### EXERCISE AIM:
Go through the entries below and retype them exactly, omitting each picture.

Figure scripts
--------------------------------------------------

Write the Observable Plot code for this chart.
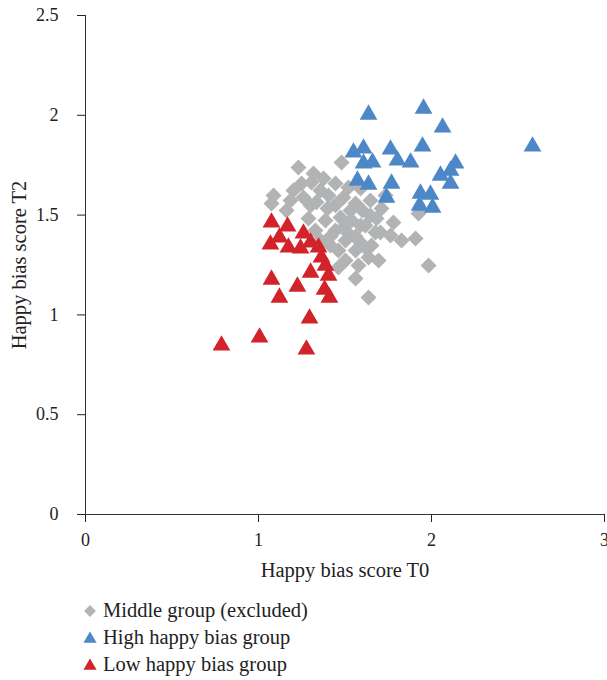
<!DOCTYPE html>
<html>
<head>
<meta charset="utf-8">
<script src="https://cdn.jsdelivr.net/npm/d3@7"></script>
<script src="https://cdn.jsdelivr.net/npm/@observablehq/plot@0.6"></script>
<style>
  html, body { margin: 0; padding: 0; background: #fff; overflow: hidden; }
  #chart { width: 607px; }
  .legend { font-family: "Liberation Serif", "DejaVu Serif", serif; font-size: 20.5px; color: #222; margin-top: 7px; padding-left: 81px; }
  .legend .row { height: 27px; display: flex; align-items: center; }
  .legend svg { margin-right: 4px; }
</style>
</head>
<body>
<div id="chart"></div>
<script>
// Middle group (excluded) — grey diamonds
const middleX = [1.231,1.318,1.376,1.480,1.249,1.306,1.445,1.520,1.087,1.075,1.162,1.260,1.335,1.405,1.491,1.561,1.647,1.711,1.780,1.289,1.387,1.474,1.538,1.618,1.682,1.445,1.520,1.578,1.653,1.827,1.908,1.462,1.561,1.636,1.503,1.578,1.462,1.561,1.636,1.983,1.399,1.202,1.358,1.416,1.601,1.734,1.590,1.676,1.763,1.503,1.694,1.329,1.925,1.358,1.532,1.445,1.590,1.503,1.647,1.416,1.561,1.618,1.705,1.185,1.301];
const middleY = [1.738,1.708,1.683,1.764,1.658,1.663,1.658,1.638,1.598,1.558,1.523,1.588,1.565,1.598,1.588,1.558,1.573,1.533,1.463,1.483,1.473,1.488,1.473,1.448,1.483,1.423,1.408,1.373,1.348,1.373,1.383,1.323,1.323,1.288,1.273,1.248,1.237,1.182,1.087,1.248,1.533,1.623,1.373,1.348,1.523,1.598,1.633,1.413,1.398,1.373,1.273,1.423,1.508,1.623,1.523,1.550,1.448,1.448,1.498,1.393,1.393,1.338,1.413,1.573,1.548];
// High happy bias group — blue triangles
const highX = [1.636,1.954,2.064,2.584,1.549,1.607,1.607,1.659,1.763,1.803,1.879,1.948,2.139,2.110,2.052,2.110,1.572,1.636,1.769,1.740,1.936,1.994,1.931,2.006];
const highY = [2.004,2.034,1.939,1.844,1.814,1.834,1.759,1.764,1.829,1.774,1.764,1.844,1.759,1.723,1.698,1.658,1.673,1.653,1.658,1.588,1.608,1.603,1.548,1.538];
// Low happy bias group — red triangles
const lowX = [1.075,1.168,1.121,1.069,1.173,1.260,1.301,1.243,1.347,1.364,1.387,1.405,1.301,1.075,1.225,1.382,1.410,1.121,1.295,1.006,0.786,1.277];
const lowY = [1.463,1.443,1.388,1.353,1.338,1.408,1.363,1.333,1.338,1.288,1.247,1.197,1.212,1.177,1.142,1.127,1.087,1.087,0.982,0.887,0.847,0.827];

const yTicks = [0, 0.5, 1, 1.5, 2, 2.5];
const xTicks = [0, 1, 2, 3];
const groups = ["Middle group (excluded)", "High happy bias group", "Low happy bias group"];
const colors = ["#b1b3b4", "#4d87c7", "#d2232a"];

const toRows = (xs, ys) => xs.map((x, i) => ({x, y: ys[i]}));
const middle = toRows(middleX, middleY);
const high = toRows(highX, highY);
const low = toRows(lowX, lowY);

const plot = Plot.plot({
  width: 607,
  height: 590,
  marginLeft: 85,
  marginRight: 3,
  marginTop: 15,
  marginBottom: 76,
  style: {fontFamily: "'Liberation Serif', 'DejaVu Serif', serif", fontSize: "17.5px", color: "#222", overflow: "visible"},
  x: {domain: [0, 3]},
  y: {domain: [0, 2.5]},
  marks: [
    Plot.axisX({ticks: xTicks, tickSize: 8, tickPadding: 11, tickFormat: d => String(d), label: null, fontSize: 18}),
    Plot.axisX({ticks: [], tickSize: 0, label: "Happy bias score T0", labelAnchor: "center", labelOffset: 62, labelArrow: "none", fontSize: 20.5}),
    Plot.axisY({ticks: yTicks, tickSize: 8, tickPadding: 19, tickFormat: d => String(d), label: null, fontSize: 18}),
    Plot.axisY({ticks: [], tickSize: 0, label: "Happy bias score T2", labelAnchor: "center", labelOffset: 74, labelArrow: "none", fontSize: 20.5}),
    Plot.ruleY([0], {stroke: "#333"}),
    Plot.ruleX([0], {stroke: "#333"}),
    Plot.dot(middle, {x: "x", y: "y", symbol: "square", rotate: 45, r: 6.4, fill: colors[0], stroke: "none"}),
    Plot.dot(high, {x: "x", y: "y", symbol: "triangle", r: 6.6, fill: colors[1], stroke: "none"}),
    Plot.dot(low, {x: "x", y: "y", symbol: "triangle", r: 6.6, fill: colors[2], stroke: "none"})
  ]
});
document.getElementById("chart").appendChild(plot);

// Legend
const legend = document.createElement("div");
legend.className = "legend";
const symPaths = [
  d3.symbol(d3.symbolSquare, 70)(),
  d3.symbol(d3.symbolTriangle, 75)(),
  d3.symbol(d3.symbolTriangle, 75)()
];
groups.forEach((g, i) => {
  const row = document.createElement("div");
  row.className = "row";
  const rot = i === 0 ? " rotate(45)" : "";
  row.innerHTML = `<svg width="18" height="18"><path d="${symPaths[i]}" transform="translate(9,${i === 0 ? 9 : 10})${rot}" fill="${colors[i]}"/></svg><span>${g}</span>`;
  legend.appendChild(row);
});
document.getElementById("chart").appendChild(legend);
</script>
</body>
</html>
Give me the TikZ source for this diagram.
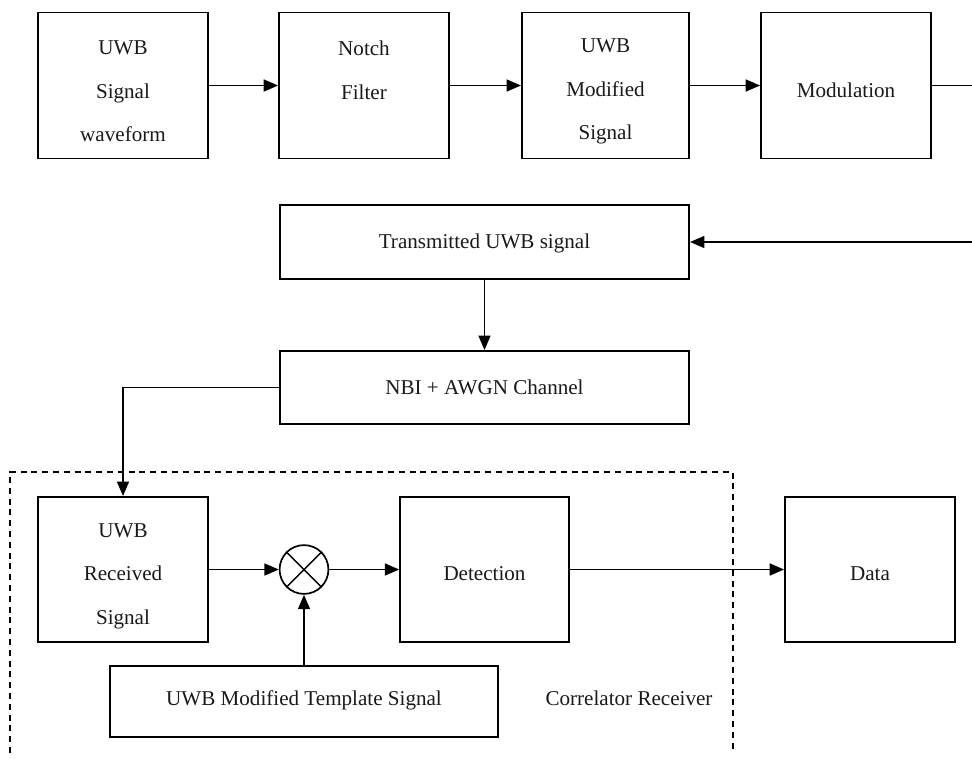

--------------------------------------------------

### WORKED SOLUTION:
Write the Observable Plot code for this chart.
<!DOCTYPE html>
<html>
<head>
<meta charset="utf-8">
<script src="https://cdn.jsdelivr.net/npm/d3@7"></script>
<script src="https://cdn.jsdelivr.net/npm/@observablehq/plot@0.6"></script>
<style>
  html, body { margin: 0; padding: 0; background: #fff; overflow: hidden; }
  #chart { width: 607px; }
  .legend { font-family: "Liberation Serif", "DejaVu Serif", serif; font-size: 20.5px; color: #222; margin-top: 7px; padding-left: 81px; }
  .legend .row { height: 27px; display: flex; align-items: center; }
  .legend svg { margin-right: 4px; }
</style>
</head>
<body>
<div id="chart"></div>
<script>
// Middle group (excluded) — grey diamonds
const middleX = [1.231,1.318,1.376,1.480,1.249,1.306,1.445,1.520,1.087,1.075,1.162,1.260,1.335,1.405,1.491,1.561,1.647,1.711,1.780,1.289,1.387,1.474,1.538,1.618,1.682,1.445,1.520,1.578,1.653,1.827,1.908,1.462,1.561,1.636,1.503,1.578,1.462,1.561,1.636,1.983,1.399,1.202,1.358,1.416,1.601,1.734,1.590,1.676,1.763,1.503,1.694,1.329,1.925,1.358,1.532,1.445,1.590,1.503,1.647,1.416,1.561,1.618,1.705,1.185,1.301];
const middleY = [1.738,1.708,1.683,1.764,1.658,1.663,1.658,1.638,1.598,1.558,1.523,1.588,1.565,1.598,1.588,1.558,1.573,1.533,1.463,1.483,1.473,1.488,1.473,1.448,1.483,1.423,1.408,1.373,1.348,1.373,1.383,1.323,1.323,1.288,1.273,1.248,1.237,1.182,1.087,1.248,1.533,1.623,1.373,1.348,1.523,1.598,1.633,1.413,1.398,1.373,1.273,1.423,1.508,1.623,1.523,1.550,1.448,1.448,1.498,1.393,1.393,1.338,1.413,1.573,1.548];
// High happy bias group — blue triangles
const highX = [1.636,1.954,2.064,2.584,1.549,1.607,1.607,1.659,1.763,1.803,1.879,1.948,2.139,2.110,2.052,2.110,1.572,1.636,1.769,1.740,1.936,1.994,1.931,2.006];
const highY = [2.004,2.034,1.939,1.844,1.814,1.834,1.759,1.764,1.829,1.774,1.764,1.844,1.759,1.723,1.698,1.658,1.673,1.653,1.658,1.588,1.608,1.603,1.548,1.538];
// Low happy bias group — red triangles
const lowX = [1.075,1.168,1.121,1.069,1.173,1.260,1.301,1.243,1.347,1.364,1.387,1.405,1.301,1.075,1.225,1.382,1.410,1.121,1.295,1.006,0.786,1.277];
const lowY = [1.463,1.443,1.388,1.353,1.338,1.408,1.363,1.333,1.338,1.288,1.247,1.197,1.212,1.177,1.142,1.127,1.087,1.087,0.982,0.887,0.847,0.827];

const yTicks = [0, 0.5, 1, 1.5, 2, 2.5];
const xTicks = [0, 1, 2, 3];
const groups = ["Middle group (excluded)", "High happy bias group", "Low happy bias group"];
const colors = ["#b1b3b4", "#4d87c7", "#d2232a"];

const toRows = (xs, ys) => xs.map((x, i) => ({x, y: ys[i]}));
const middle = toRows(middleX, middleY);
const high = toRows(highX, highY);
const low = toRows(lowX, lowY);

const plot = Plot.plot({
  width: 607,
  height: 590,
  marginLeft: 85,
  marginRight: 3,
  marginTop: 15,
  marginBottom: 76,
  style: {fontFamily: "'Liberation Serif', 'DejaVu Serif', serif", fontSize: "17.5px", color: "#222", overflow: "visible"},
  x: {domain: [0, 3]},
  y: {domain: [0, 2.5]},
  marks: [
    Plot.axisX({ticks: xTicks, tickSize: 8, tickPadding: 11, tickFormat: d => String(d), label: null, fontSize: 18}),
    Plot.axisX({ticks: [], tickSize: 0, label: "Happy bias score T0", labelAnchor: "center", labelOffset: 62, labelArrow: "none", fontSize: 20.5}),
    Plot.axisY({ticks: yTicks, tickSize: 8, tickPadding: 19, tickFormat: d => String(d), label: null, fontSize: 18}),
    Plot.axisY({ticks: [], tickSize: 0, label: "Happy bias score T2", labelAnchor: "center", labelOffset: 74, labelArrow: "none", fontSize: 20.5}),
    Plot.ruleY([0], {stroke: "#333"}),
    Plot.ruleX([0], {stroke: "#333"}),
    Plot.dot(middle, {x: "x", y: "y", symbol: "square", rotate: 45, r: 6.4, fill: colors[0], stroke: "none"}),
    Plot.dot(high, {x: "x", y: "y", symbol: "triangle", r: 6.6, fill: colors[1], stroke: "none"}),
    Plot.dot(low, {x: "x", y: "y", symbol: "triangle", r: 6.6, fill: colors[2], stroke: "none"})
  ]
});
document.getElementById("chart").appendChild(plot);

// Legend
const legend = document.createElement("div");
legend.className = "legend";
const symPaths = [
  d3.symbol(d3.symbolSquare, 70)(),
  d3.symbol(d3.symbolTriangle, 75)(),
  d3.symbol(d3.symbolTriangle, 75)()
];
groups.forEach((g, i) => {
  const row = document.createElement("div");
  row.className = "row";
  const rot = i === 0 ? " rotate(45)" : "";
  row.innerHTML = `<svg width="18" height="18"><path d="${symPaths[i]}" transform="translate(9,${i === 0 ? 9 : 10})${rot}" fill="${colors[i]}"/></svg><span>${g}</span>`;
  legend.appendChild(row);
});
document.getElementById("chart").appendChild(legend);
</script>
</body>
</html>
Give me the TikZ source for this diagram.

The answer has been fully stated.